• **Task to complete**
Your task is to copy the listing exactly. Drop any pictures from the copy.

# Data section start

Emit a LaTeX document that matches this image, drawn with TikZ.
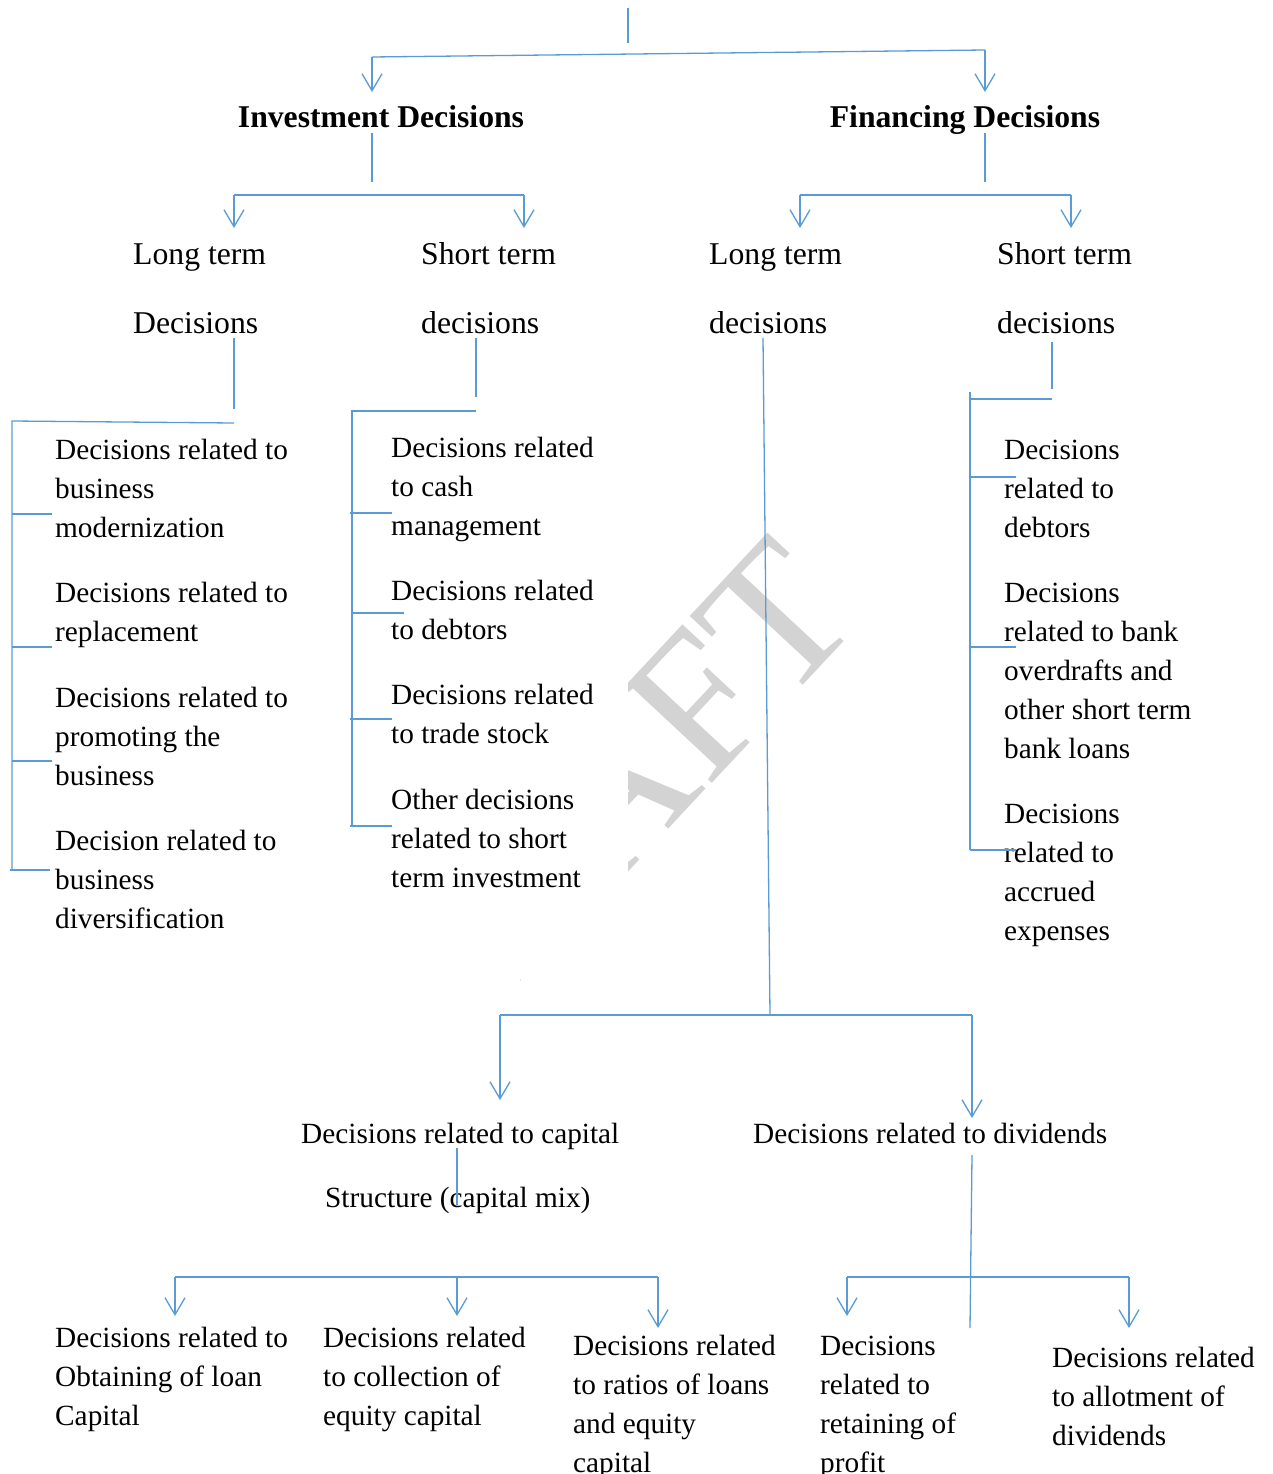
\documentclass[tikz,border=0pt]{standalone}
\usepackage{fontspec}
\setmainfont{Liberation Serif}
\usetikzlibrary{arrows.meta}
\definecolor{link}{RGB}{91,155,213}
\definecolor{wmark}{RGB}{211,211,211}

\begin{document}
\begin{tikzpicture}[x=1pt,y=-1pt,
  wire/.style={draw=link,line width=1.3pt},
  down/.style={wire,-{Straight Barb[length=17pt,width=20pt]}},
  leaf/.style={anchor=north west,inner sep=0pt,align=left,
    font=\fontsize{29.3}{39}\selectfont},
  branch/.style={anchor=north west,inner sep=0pt,align=left,
    font=\fontsize{31.7}{69}\selectfont},
  head/.style={anchor=base,inner sep=0pt,
    font=\fontsize{31.7}{38}\selectfont\bfseries},
]
\useasboundingbox[fill=white] (0,0) rectangle (1273,1474);

% faint watermark, partly hidden behind the text columns
\begin{scope}
  \clip (628,0) rectangle (1273,1474) (495,968) rectangle (520,994);
  \node[rotate=47,inner sep=0pt,text=wmark,
        font=\fontsize{198}{198}\selectfont] (wm) at (596,812) {DRAFT};
\end{scope}

% ---------- level 1 ----------
\node[head] (inv) at (381,128) {Investment Decisions};
\node[head] (fin) at (965,128) {Financing Decisions};

\coordinate (root) at (628,8);
\coordinate (rootE) at (628,43);
\coordinate (busL) at (372,57);
\coordinate (busR) at (985,50);
\draw[wire] (root) -- (rootE);
\draw[wire] (busL) -- (busR);
\draw[down] (busL) -- (372,92);
\draw[down] (busR) -- (985,92);

% ---------- level 2 ----------
\node[branch] (iLong)  at (133,237) {\rule{0pt}{27pt}Long term\\Decisions};
\node[branch] (iShort) at (421,237) {\rule{0pt}{27pt}Short term\\decisions};
\node[branch] (fLong)  at (709,237) {\rule{0pt}{27pt}Long term\\decisions};
\node[branch] (fShort) at (997,237) {\rule{0pt}{27pt}Short term\\decisions};

\draw[wire] (372,133) -- (372,182);
\draw[wire] (234,195) -- (524,195);
\draw[down] (234,195) -- (234,228);
\draw[down] (524,195) -- (524,228);

\draw[wire] (985,133) -- (985,182);
\draw[wire] (800,195) -- (1071,195);
\draw[down] (800,195) -- (800,228);
\draw[down] (1071,195) -- (1071,228);

% ---------- long term investment ----------
\node[leaf] (l1) at (55,434) {\rule{0pt}{25pt}Decisions related to\\business\\modernization};
\node[leaf] (l2) at (55,577) {\rule{0pt}{25pt}Decisions related to\\replacement};
\node[leaf] (l3) at (55,682) {\rule{0pt}{25pt}Decisions related to\\promoting the\\business};
\node[leaf] (l4) at (55,825) {\rule{0pt}{25pt}Decision related to\\business\\diversification};

\draw[wire] (234,338) -- (234,409);
\draw[wire] (234,423) -- (12,421) -- (12,870);
\draw[wire] (12,514) -- (52,514);
\draw[wire] (12,647) -- (52,647);
\draw[wire] (12,761) -- (52,761);
\draw[wire] (10,870) -- (50,870);

% ---------- short term investment ----------
\node[leaf] (s1) at (391,432) {\rule{0pt}{25pt}Decisions related\\to cash\\management};
\node[leaf] (s2) at (391,575) {\rule{0pt}{25pt}Decisions related\\to debtors};
\node[leaf] (s3) at (391,679) {\rule{0pt}{25pt}Decisions related\\to trade stock};
\node[leaf] (s4) at (391,784) {\rule{0pt}{25pt}Other decisions\\related to short\\term investment};

\draw[wire] (476,338) -- (476,397);
\draw[wire] (476,411) -- (352,411) -- (352,826);
\draw[wire] (350,513) -- (392,513);
\draw[wire] (352,613) -- (404,613);
\draw[wire] (350,719) -- (392,719);
\draw[wire] (350,826) -- (392,826);

% ---------- short term financing ----------
\node[leaf] (f1) at (1004,434) {\rule{0pt}{25pt}Decisions\\related to\\debtors};
\node[leaf] (f2) at (1004,577) {\rule{0pt}{25pt}Decisions\\related to bank\\overdrafts and\\other short term\\bank loans};
\node[leaf] (f3) at (1004,798) {\rule{0pt}{25pt}Decisions\\related to\\accrued\\expenses};

\draw[wire] (1052,342) -- (1052,389);
\draw[wire] (1052,399) -- (970,399);
\draw[wire] (970,392) -- (970,850);
\draw[wire] (970,477) -- (1016,477);
\draw[wire] (970,647) -- (1016,647);
\draw[wire] (970,850) -- (1016,850);

% ---------- long term financing ----------
\node[leaf] (cap1) at (301,1118) {\rule{0pt}{25pt}Decisions related to capital};
\node[leaf] (cap2) at (325,1182) {\rule{0pt}{25pt}Structure (capital mix)};
\node[leaf] (div)  at (753,1118) {\rule{0pt}{25pt}Decisions related to dividends};

\draw[wire] (763,338) -- (770,1015);
\draw[wire] (500,1015) -- (972,1015);
\draw[down] (500,1015) -- (500,1100);
\draw[down] (972,1015) -- (972,1118);

% capital structure branch
\node[leaf] (c1) at (55,1322)  {\rule{0pt}{25pt}Decisions related to\\Obtaining of loan\\Capital};
\node[leaf] (c2) at (323,1322) {\rule{0pt}{25pt}Decisions related\\to collection of\\equity capital};
\node[leaf] (c3) at (573,1330) {\rule{0pt}{25pt}Decisions related\\to ratios of loans\\and equity\\capital};

\draw[wire] (457,1148) -- (457,1205);
\draw[wire] (175,1277) -- (658,1277);
\draw[down] (175,1277) -- (175,1316);
\draw[down] (457,1277) -- (457,1316);
\draw[down] (658,1277) -- (658,1328);

% dividend branch
\node[leaf] (d1) at (820,1330)  {\rule{0pt}{25pt}Decisions\\related to\\retaining of\\profit};
\node[leaf] (d2) at (1052,1342) {\rule{0pt}{25pt}Decisions related\\to allotment of\\dividends};

\draw[wire] (972,1155) -- (970,1328);
\draw[wire] (847,1277) -- (1129,1277);
\draw[down] (847,1277) -- (847,1316);
\draw[down] (1129,1277) -- (1129,1328);
\end{tikzpicture}
\end{document}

# Data section end

• **Written answer**
Emit a LaTeX document that matches this image, drawn with TikZ.
\documentclass[tikz,border=0pt]{standalone}
\usepackage{fontspec}
\setmainfont{Liberation Serif}
\usetikzlibrary{arrows.meta}
\definecolor{link}{RGB}{91,155,213}
\definecolor{wmark}{RGB}{211,211,211}

\begin{document}
\begin{tikzpicture}[x=1pt,y=-1pt,
  wire/.style={draw=link,line width=1.3pt},
  down/.style={wire,-{Straight Barb[length=17pt,width=20pt]}},
  leaf/.style={anchor=north west,inner sep=0pt,align=left,
    font=\fontsize{29.3}{39}\selectfont},
  branch/.style={anchor=north west,inner sep=0pt,align=left,
    font=\fontsize{31.7}{69}\selectfont},
  head/.style={anchor=base,inner sep=0pt,
    font=\fontsize{31.7}{38}\selectfont\bfseries},
]
\useasboundingbox[fill=white] (0,0) rectangle (1273,1474);

% faint watermark, partly hidden behind the text columns
\begin{scope}
  \clip (628,0) rectangle (1273,1474) (495,968) rectangle (520,994);
  \node[rotate=47,inner sep=0pt,text=wmark,
        font=\fontsize{198}{198}\selectfont] (wm) at (596,812) {DRAFT};
\end{scope}

% ---------- level 1 ----------
\node[head] (inv) at (381,128) {Investment Decisions};
\node[head] (fin) at (965,128) {Financing Decisions};

\coordinate (root) at (628,8);
\coordinate (rootE) at (628,43);
\coordinate (busL) at (372,57);
\coordinate (busR) at (985,50);
\draw[wire] (root) -- (rootE);
\draw[wire] (busL) -- (busR);
\draw[down] (busL) -- (372,92);
\draw[down] (busR) -- (985,92);

% ---------- level 2 ----------
\node[branch] (iLong)  at (133,237) {\rule{0pt}{27pt}Long term\\Decisions};
\node[branch] (iShort) at (421,237) {\rule{0pt}{27pt}Short term\\decisions};
\node[branch] (fLong)  at (709,237) {\rule{0pt}{27pt}Long term\\decisions};
\node[branch] (fShort) at (997,237) {\rule{0pt}{27pt}Short term\\decisions};

\draw[wire] (372,133) -- (372,182);
\draw[wire] (234,195) -- (524,195);
\draw[down] (234,195) -- (234,228);
\draw[down] (524,195) -- (524,228);

\draw[wire] (985,133) -- (985,182);
\draw[wire] (800,195) -- (1071,195);
\draw[down] (800,195) -- (800,228);
\draw[down] (1071,195) -- (1071,228);

% ---------- long term investment ----------
\node[leaf] (l1) at (55,434) {\rule{0pt}{25pt}Decisions related to\\business\\modernization};
\node[leaf] (l2) at (55,577) {\rule{0pt}{25pt}Decisions related to\\replacement};
\node[leaf] (l3) at (55,682) {\rule{0pt}{25pt}Decisions related to\\promoting the\\business};
\node[leaf] (l4) at (55,825) {\rule{0pt}{25pt}Decision related to\\business\\diversification};

\draw[wire] (234,338) -- (234,409);
\draw[wire] (234,423) -- (12,421) -- (12,870);
\draw[wire] (12,514) -- (52,514);
\draw[wire] (12,647) -- (52,647);
\draw[wire] (12,761) -- (52,761);
\draw[wire] (10,870) -- (50,870);

% ---------- short term investment ----------
\node[leaf] (s1) at (391,432) {\rule{0pt}{25pt}Decisions related\\to cash\\management};
\node[leaf] (s2) at (391,575) {\rule{0pt}{25pt}Decisions related\\to debtors};
\node[leaf] (s3) at (391,679) {\rule{0pt}{25pt}Decisions related\\to trade stock};
\node[leaf] (s4) at (391,784) {\rule{0pt}{25pt}Other decisions\\related to short\\term investment};

\draw[wire] (476,338) -- (476,397);
\draw[wire] (476,411) -- (352,411) -- (352,826);
\draw[wire] (350,513) -- (392,513);
\draw[wire] (352,613) -- (404,613);
\draw[wire] (350,719) -- (392,719);
\draw[wire] (350,826) -- (392,826);

% ---------- short term financing ----------
\node[leaf] (f1) at (1004,434) {\rule{0pt}{25pt}Decisions\\related to\\debtors};
\node[leaf] (f2) at (1004,577) {\rule{0pt}{25pt}Decisions\\related to bank\\overdrafts and\\other short term\\bank loans};
\node[leaf] (f3) at (1004,798) {\rule{0pt}{25pt}Decisions\\related to\\accrued\\expenses};

\draw[wire] (1052,342) -- (1052,389);
\draw[wire] (1052,399) -- (970,399);
\draw[wire] (970,392) -- (970,850);
\draw[wire] (970,477) -- (1016,477);
\draw[wire] (970,647) -- (1016,647);
\draw[wire] (970,850) -- (1016,850);

% ---------- long term financing ----------
\node[leaf] (cap1) at (301,1118) {\rule{0pt}{25pt}Decisions related to capital};
\node[leaf] (cap2) at (325,1182) {\rule{0pt}{25pt}Structure (capital mix)};
\node[leaf] (div)  at (753,1118) {\rule{0pt}{25pt}Decisions related to dividends};

\draw[wire] (763,338) -- (770,1015);
\draw[wire] (500,1015) -- (972,1015);
\draw[down] (500,1015) -- (500,1100);
\draw[down] (972,1015) -- (972,1118);

% capital structure branch
\node[leaf] (c1) at (55,1322)  {\rule{0pt}{25pt}Decisions related to\\Obtaining of loan\\Capital};
\node[leaf] (c2) at (323,1322) {\rule{0pt}{25pt}Decisions related\\to collection of\\equity capital};
\node[leaf] (c3) at (573,1330) {\rule{0pt}{25pt}Decisions related\\to ratios of loans\\and equity\\capital};

\draw[wire] (457,1148) -- (457,1205);
\draw[wire] (175,1277) -- (658,1277);
\draw[down] (175,1277) -- (175,1316);
\draw[down] (457,1277) -- (457,1316);
\draw[down] (658,1277) -- (658,1328);

% dividend branch
\node[leaf] (d1) at (820,1330)  {\rule{0pt}{25pt}Decisions\\related to\\retaining of\\profit};
\node[leaf] (d2) at (1052,1342) {\rule{0pt}{25pt}Decisions related\\to allotment of\\dividends};

\draw[wire] (972,1155) -- (970,1328);
\draw[wire] (847,1277) -- (1129,1277);
\draw[down] (847,1277) -- (847,1316);
\draw[down] (1129,1277) -- (1129,1328);
\end{tikzpicture}
\end{document}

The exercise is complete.